Auch ohne dritte Startbahn, gegen die man gute Gründe ins Feld führen kann, bleibt München eine lebenswerte, liebenswerte Stadt. Auf bemerkenswerte Weise haben die Münchner monatelang über die Flughafen-Erweiterung gestritten, sie haben sich am Ende mit gut 54 Prozent dagegen entschieden - das ist zu respektieren.

Trotzdem ist es jetzt an der Zeit, ein paar selbstkritische Fragen zu stellen. Vor allem diese: Ist München so wohlhabend, dass es kein Wachstum, keinen neuen Antrieb, keine großen Projekte mehr braucht? Ist die Stadt zu saturiert und selbstgefällig, um zu merken, dass etwas auf dem Spiel steht?

Allgemeine Abwehrhaltung

Es geht um die allgemeine Abwehrhaltung, die in München immer mehr um sich greift und sogar das konservative Bürgertum erfasst hat, das sich in den wohlhabenden Vierteln, in Bogenhausen, Harlaching und Gern, zunehmend abschottet. Schon bei der Bewerbung um die Olympischen Winterspiele 2018 war die Lustlosigkeit greifbar. Nach der Entscheidung des Internationalen Olympischen Komitees, die Spiele nicht an München zu vergeben, waren sehr viele Leute froh: Sollen sich doch die Südkoreaner mit der teuren Vorbereitung und den Apparatschiks vom IOC herumärgern.
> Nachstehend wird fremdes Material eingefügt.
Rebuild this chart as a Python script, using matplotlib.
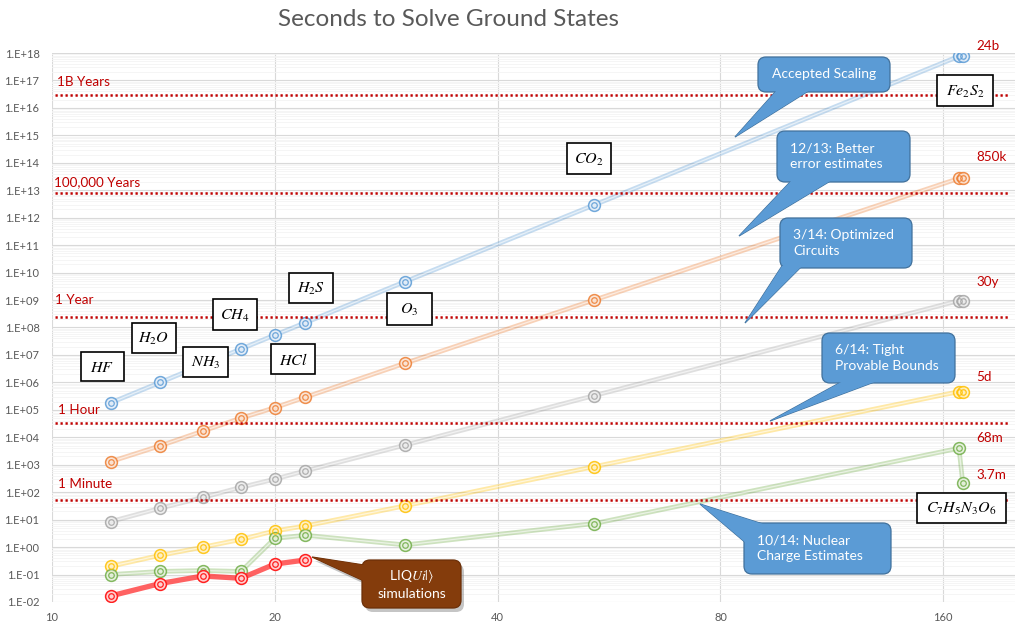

Ärger haben die Münchner ja schon genug. Selbst beim wichtigsten verkehrspolitischen Projekt, dem Bau einer zweiten Stammstrecke für die völlig überlastete S-Bahn, ging zuletzt politisch nichts voran - sehr zur Freude der Projektgegner entlang der geplanten Röhre. Könnte ja sein, dass in Haidhausen, einem putzigen Viertel für kreative Besserverdiener, irgendwann ein paar Löcher gegraben werden müssen. So ein Einbruch in die Puppenstube wäre wirklich furchtbar, vor allem für die Immobilienbesitzer, die viel Geld in ihre makellos hergerichteten Altbauwohnungen investiert haben.